If you weren’t doing an MBA right now, what would you be doing?
The MBA has provided me with the opportunity to grow professionally and rapidly expand my network. This summer has allowed me to explore an area of passion and confirm my desire to one day work in the Food & Beverage industry. If not for LBS and this past summer of culinary exploration, I would likely have continued on my journey as a consultant; it has provided me with the chance to explore multiple industries, challenge the way established organisations go about business and support these same organisations in their digital transformations.

Who or what are you fascinated by at the moment?

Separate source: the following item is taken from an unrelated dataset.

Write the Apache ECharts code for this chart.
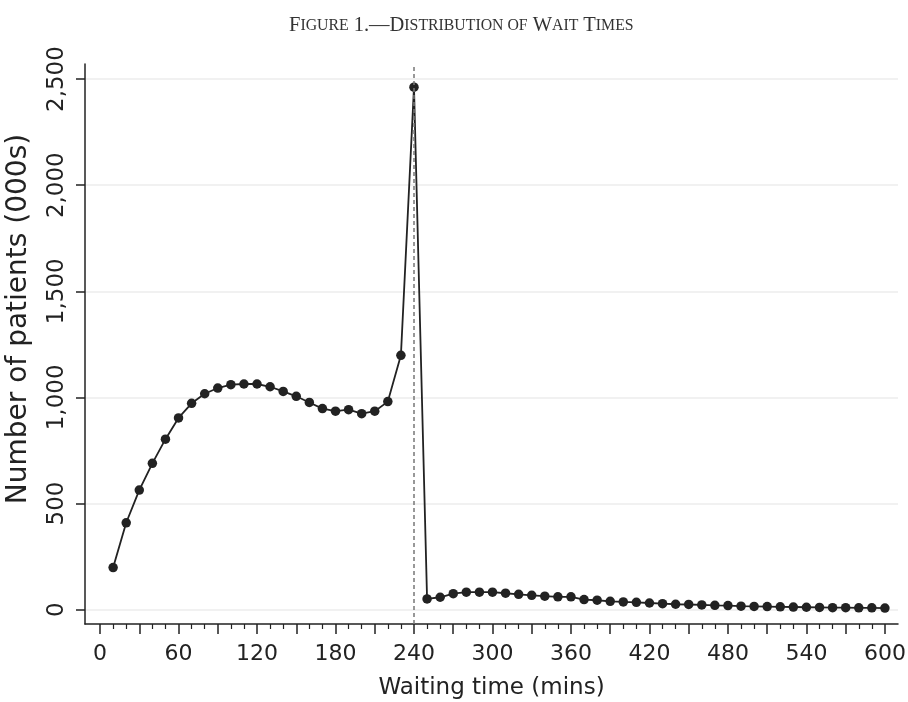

  • Food trucks: Whilst around for several years now, they have provided aspiring chefs with an opportunity to showcase their talent. With substantially lower starting costs, food trucks have made the industry a lot more accessible. As a result, we as consumers are gaining access to more and more cuisines and flavours from around the world.
  • Supper Clubs: A surge in platforms like EatWith connect aspiring chefs who wish to convert their homes into a supper club venue with local adventurous foodies and tourists.
  • Cloud kitchens: The restaurant industry is quickly changing with companies looking to create delivery-only brands. This again reduces the costs to entry for a potential restaurateur, but also provides opportunities for existing restaurants to increase utilisation of their kitchen through a delivery-only service during off-peak hours.